Dustin Rice, Moore County, TX | Morgan Page, Adobes, TX | Morgan Page, Shafter II, TX

August 12 - October 30, 2025
Central Library | 1st Floor Gallery
 

Where once there were the sounds of children playing, now there are just the whispers of the wind. The only visitors now are the wind and rain, along with the sun and moon. The abandonment itself is the citizenry. Where once there was community, now there are the Bones of Texas.

 

Texas is ever evolving. The people of Texas came in waves that spread from the east and south. They then settled communities. A generation of settlers created towns based on the resources nearby: lumber, cattle, cotton.
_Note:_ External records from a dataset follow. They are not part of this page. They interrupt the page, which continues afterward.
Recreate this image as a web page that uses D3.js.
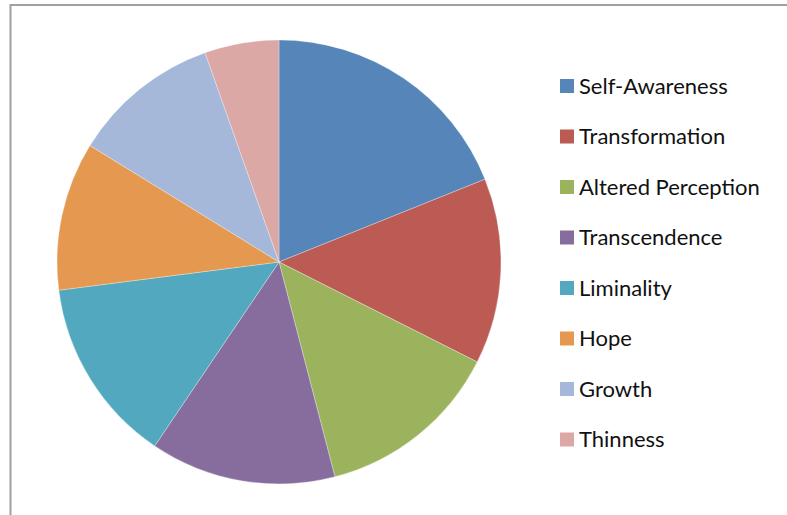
<!DOCTYPE html>
<html>
<head>
<meta charset="utf-8">
<script src="https://cdn.jsdelivr.net/npm/d3@7"></script>
<style>
  html, body { margin: 0; padding: 0; background: #fff; }
  svg { display: block; }
</style>
</head>
<body>
<svg id="chart" width="787" height="515"></svg>
<script>
// Theme categories and their counts
const categories = ["Self-Awareness", "Transformation", "Altered Perception", "Transcendence",
                    "Liminality", "Hope", "Growth", "Thinness"];
const counts = [7, 5, 5, 5, 5, 4, 4, 2];
const colors = ["#5685b9", "#bc5b54", "#9cb35e", "#876d9d",
                "#52a9bf", "#e5984f", "#a5b8d9", "#dca8a5"];

const svg = d3.select("#chart");
const W = 787, H = 515;

// chart frame (top and left edges visible)
svg.append("line").attr("x1", 10.5).attr("y1", 5).attr("x2", W).attr("y2", 5)
  .attr("stroke", "#a0a0a0").attr("stroke-width", 2);
svg.append("line").attr("x1", 10.5).attr("y1", 4).attr("x2", 10.5).attr("y2", H)
  .attr("stroke", "#a0a0a0").attr("stroke-width", 2);

const data = categories.map((c, i) => ({ name: c, value: counts[i], color: colors[i] }));

const cx = 279, cy = 262, r = 222;
const pie = d3.pie().value(d => d.value).sort(null);
const arc = d3.arc().innerRadius(0).outerRadius(r);

const g = svg.append("g").attr("transform", `translate(${cx},${cy})`);
g.selectAll("path")
  .data(pie(data))
  .join("path")
  .attr("d", arc)
  .attr("fill", d => d.data.color)
  .attr("stroke", "#ffffff")
  .attr("stroke-width", 0.3);

// legend
const legend = svg.append("g").attr("transform", "translate(560,86)");
const rows = legend.selectAll("g")
  .data(data)
  .join("g")
  .attr("transform", (d, i) => `translate(0,${i * 50.5})`);
rows.append("rect")
  .attr("x", 0).attr("y", -7).attr("width", 14).attr("height", 14)
  .attr("fill", d => d.color);
rows.append("text")
  .attr("x", 19).attr("y", 0)
  .attr("dy", "0.35em")
  .attr("font-family", "Lato, 'Open Sans', sans-serif")
  .attr("font-size", 22)
  .attr("fill", "#111")
  .text(d => d.name);
</script>
</body>
</html>
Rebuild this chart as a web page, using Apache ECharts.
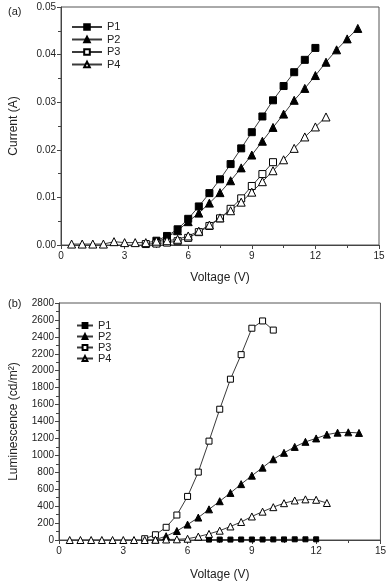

As the value of resources changed, those towns changed with them. As other resources were discovered the ways of life for townspeople were changed. This went on in every region of Texas.

 

Texas has a long history that is diverse in both conflict and culture. Texas has seen Native Americans and frontiersmen, settlers and Texas Rangers. A great many set out to become farmers and the land dictated they become ranchers instead. Ranchers became oil men upon its discovery on their land. Railroads and the politics of where they went changed another generation. Rangers defended them as towns popped up seemingly from nothing to suit the needs of one group and lasted a generation, then just as quickly disappeared when the railroad, or eventually the highways, passed them by. As a consequence, towns that were once booming went by the wayside and others prospered in their place.

 

Such has been the case in modern day Texas as well. Small town Texas has been slowly dying for several generations. As our big cities get bigger, our small towns get left behind. A population rapidly concentrating in the city has left many small towns to slowly decay on their own. In this decay there is great beauty. In this abandonment, this waste, there is a sense of the past, a shadow of those who came before us.

 

In this exhibit, photographers Morgan Page and Dustin Rice seek to capture the natural textures and patterns in Texas’ landscape, as well as the stark contrast in the dilapidation that these things left behind give to it. In the thousands of miles they have traveled documenting these locations, they have strived to tell independent stories from the same places. One artist attempting to show the vastness of Texas, the scale that one place may convey against its own landscape; the other artist weaving stories of personal emotion and forgotten presence and absence in and around the architecture remaining.

 

About the Artists

 

Morgan Page received her Bachelor of Fine Arts in Photography and Digital Media from the University of Houston in Houston, TX. She received her Master of Fine Arts in Visual Arts from Rutgers University in New Brunswick, NJ. Dustin Rice received his Bachelor of Arts in English with a minor in Mass Communications from Texas State University in San Marcos, TX. Both Page and Rice share a keen interest in Texas history and an adventurous spirit in exploring Texas landscapes.